Cuando, el año pasado, Página/12 reveló la investigación sobre Tognoli hecha por la Policía de Seguridad Aeroportuaria (PSA) a pedido de la fiscalía, los voceros del gobierno santafesino pusieron el grito en el cielo: hablaban de operación política. Un comisario decía en una escucha que para vender drogas había que arreglar con el jefe directamente, 30.000 pesos por mes; y se utilizó una clave del mismo jefe para averiguar qué autos estaba utilizando la PSA en la investigación contra el hombre que distribuía drogas en Villa Cañás. Conocidos cuáles eran los vehículos, el dato se le pasó al narco del que se hablaba en el diálogo telefónico, el también procesado ayer Carlos Ascaíni. Y, además, este diario contó la historia de Ojitos, Ignacio Actis Caporale, otro narco de Rosario, amparado por Drogas Peligrosas, que –curiosamente– sigue prófugo. Un grupo de policías asaltó un departamento de Ojitos y se llevó dinero y drogas. No fue un procedimiento para detener a alguien y secuestrar estupefacientes, sino lo que llaman mejicaneada. Al que supuestamente le tiró el dato a los policías, los muchachos de Ojitos lo metieron en un patrullero en reparación y lo torturaron durante horas. En otro procedimiento, estuvieron a punto de capturar a Ojitos, le secuestraron un Audi, que la comisaría le devolvió a los pocos días fraguando actas de lo ocurrido.
Para ese momento, la guerra entre narcos se había cobrado decenas de víctimas entre enero y octubre de 2012. El primer día del año ya habían asesinado a tres jóvenes por error. Los homicidios en Rosario treparon al doble que en Córdoba capital, una ciudad con más habitantes que la urbe santafesina. Y ni siquiera todos esos indicios y datos llevaron al gobierno provincial a tomar la seguridad en sus manos y desplazar a los hombres de uniforme –en especial a Tognoli– de las decisiones.
La seguridad se utilizó en los últimos años como herramienta electoral e ideológica. Hubo campeones de la mano dura, como Francisco de Narváez que publicitó ampliamente una posible solución: un mapa del delito en el que los ciudadanos podían verter sus denuncias. De Narváez no fue capaz de controlar ni su mapa del delito: se incluían denuncias anónimas que señalaban, por ejemplo, que se vendían drogas en su casa de Barrio Parque o en el entorno de la vivienda de Mauricio Macri. Y eso figuraba, sin verificación alguna.

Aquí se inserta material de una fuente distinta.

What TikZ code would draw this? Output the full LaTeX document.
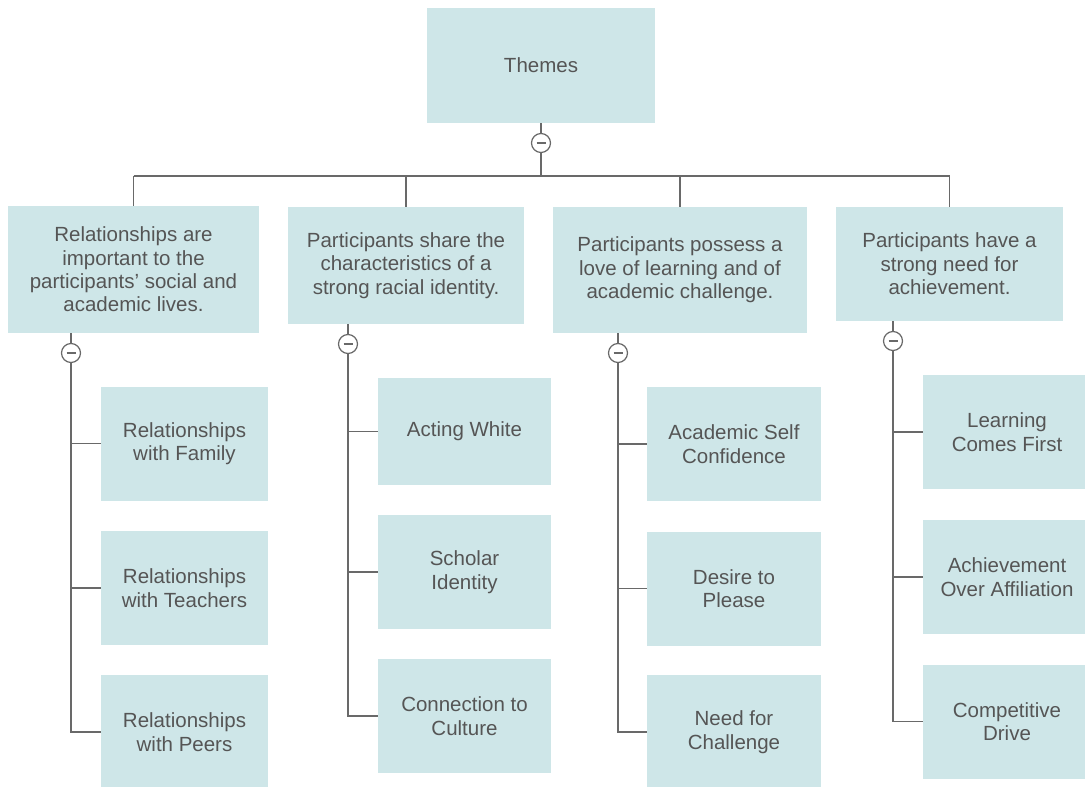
\documentclass[tikz,border=0pt]{standalone}
\usepackage{fontspec}
\setmainfont{Liberation Sans}
\definecolor{cajafondo}{RGB}{206,230,232}
\definecolor{texto}{RGB}{85,85,85}
\definecolor{linea}{RGB}{105,105,105}

\begin{document}
\begin{tikzpicture}[x=1pt, y=-1pt,
  caja/.style={fill=cajafondo, text=texto, align=center, inner sep=0pt,
    font=\fontsize{20.5}{23.4}\selectfont},
  menos/.style={circle, draw=linea, fill=white, line width=1.2pt,
    minimum size=19pt, inner sep=0pt,
    path picture={\draw[linea, line width=2pt]
      ([xshift=-4.5pt]path picture bounding box.center) --
      ([xshift=4.5pt]path picture bounding box.center);}},
  conector/.style={draw=linea, line width=1.3pt}]

  \useasboundingbox (0,0) rectangle (1085,787);

  % Raiz
  \node[caja, minimum width=228pt, minimum height=115pt] (temas) at (541,65.5) {Themes};

  % Temas principales
  \begin{scope}[every node/.style={caja}]
    \node[minimum width=251pt, minimum height=127pt] (relac) at (133.5,269.5)
      {Relationships are\\important to the\\participants’ social and\\academic lives.};
    \node[minimum width=236pt, minimum height=117pt] (identidad) at (406,265.5)
      {Participants share the\\characteristics of a\\strong racial identity.};
    \node[minimum width=254pt, minimum height=126pt] (aprender) at (680,270)
      {Participants possess a\\love of learning and of\\academic challenge.};
    \node[minimum width=227pt, minimum height=114pt] (logro) at (949.5,264)
      {Participants have a\\strong need for\\achievement.};
  \end{scope}

  % Botones de colapsar
  \node[menos] (m0) at (541,143) {};
  \node[menos] (m1) at (71,353) {};
  \node[menos] (m2) at (348,344) {};
  \node[menos] (m3) at (618,353) {};
  \node[menos] (m4) at (893,341) {};

  \coordinate (bus1) at (133.5,176);
  \coordinate (bus2) at (406,176);
  \coordinate (bus3) at (680,176);
  \coordinate (bus4) at (949.5,176);

  \draw[conector] (temas) -- (m0);
  \draw[conector] (m0) -- (m0 |- bus1);
  \draw[conector] (bus1) -- (bus4);
  \foreach \b/\t in {bus1/relac, bus2/identidad, bus3/aprender, bus4/logro}
    \draw[conector] (\b) -- (\t);

  \draw[conector] (m1 |- relac.south) -- (m1);
  \draw[conector] (m2 |- identidad.south) -- (m2);
  \draw[conector] (m3 |- aprender.south) -- (m3);
  \draw[conector] (m4 |- logro.south) -- (m4);

  % Primer grupo
  \begin{scope}[every node/.style={caja, minimum width=167pt, minimum height=114pt}]
    \node (familia) at (184.5,443.5) {Relationships\\with Family};
    \node (maestros) at (184.5,588) {Relationships\\with Teachers};
    \node (pares) at (184.5,732) {Relationships\\with Peers};
  \end{scope}

  \draw[conector] (m1) |- (pares);
  \foreach \h in {familia, maestros}
    \draw[conector] (m1 |- \h) -- (\h);

  % Segundo grupo
  \begin{scope}[every node/.style={caja, minimum width=173pt, minimum height=114pt}]
    \node[minimum height=107pt] (blanco) at (464.5,431.5) {Acting White};
    \node (erudito) at (464.5,572) {Scholar\\Identity};
    \node (cultura) at (464.5,716) {Connection to\\Culture};
  \end{scope}

  \draw[conector] (m2) |- (cultura);
  \foreach \h in {blanco, erudito}
    \draw[conector] (m2 |- \h) -- (\h);

  % Tercer grupo
  \begin{scope}[every node/.style={caja, minimum width=174pt, minimum height=114pt}]
    \node (confianza) at (734,444) {Academic Self\\Confidence};
    \node (agradar) at (734,588.5) {Desire to\\Please};
    \node (reto) at (734,732) {Need for\\Challenge};
  \end{scope}

  \draw[conector] (m3) |- (reto);
  \foreach \h in {confianza, agradar}
    \draw[conector] (m3 |- \h) -- (\h);

  % Cuarto grupo
  \begin{scope}[every node/.style={caja, minimum width=168pt, minimum height=114pt}]
    \node (primero) at (1007,432) {Learning\\Comes First};
    \node (afiliacion) at (1007,577) {Achievement\\Over Affiliation};
    \node (competir) at (1007,721.5) {Competitive\\Drive};
  \end{scope}

  \draw[conector] (m4) |- (competir);
  \foreach \h in {primero, afiliacion}
    \draw[conector] (m4 |- \h) -- (\h);

\end{tikzpicture}
\end{document}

No basta con hablar de inseguridad. La administración de Daniel Scioli lo ha hecho desde el primer día y tiene la elevada cantidad de homicidios que se corresponden con un fenómeno que es complejo y no admite soluciones simplistas: un conurbano con bolsones de marginalidad, narcotráfico y complicidad policial. En la propia Ciudad Autónoma de Buenos Aires hubo que desplazar a la Policía Federal del cordón sur porteño para reducir los índices de criminalidad. El estudio de la Corte Suprema fue categórico: el poder político sacó a los federales de las comisarías, pusieron a los gendarmes, empezaron a trabajar con policías no armados en las villas y las cosas empezaron a mejorar. No lo dice sólo la Corte, sino que lo dicen también los Curas en Opción por los Pobres que trabajan en las villas.
Como lo señala el Acuerdo para una Seguridad Democrática, impulsado entre otros por León Arslanian, pero firmado por casi todo el arco político, es responsabilidad del Estado garantizar la seguridad de la población. Pero el primer punto es terminar con el autogobierno policial, tener todos los hilos y estrategias en manos de las autoridades gubernamentales. Y el segundo punto es desactivar las redes de delito, las organizaciones y bandas. Se requiere de eficacia policial (efectivos bien entrenados y bien pagos, tecnología e información), eficiencia judicial y penitenciaria. Pero todo eso a partir de un poder político que gobierne en todo el sentido de la palabra.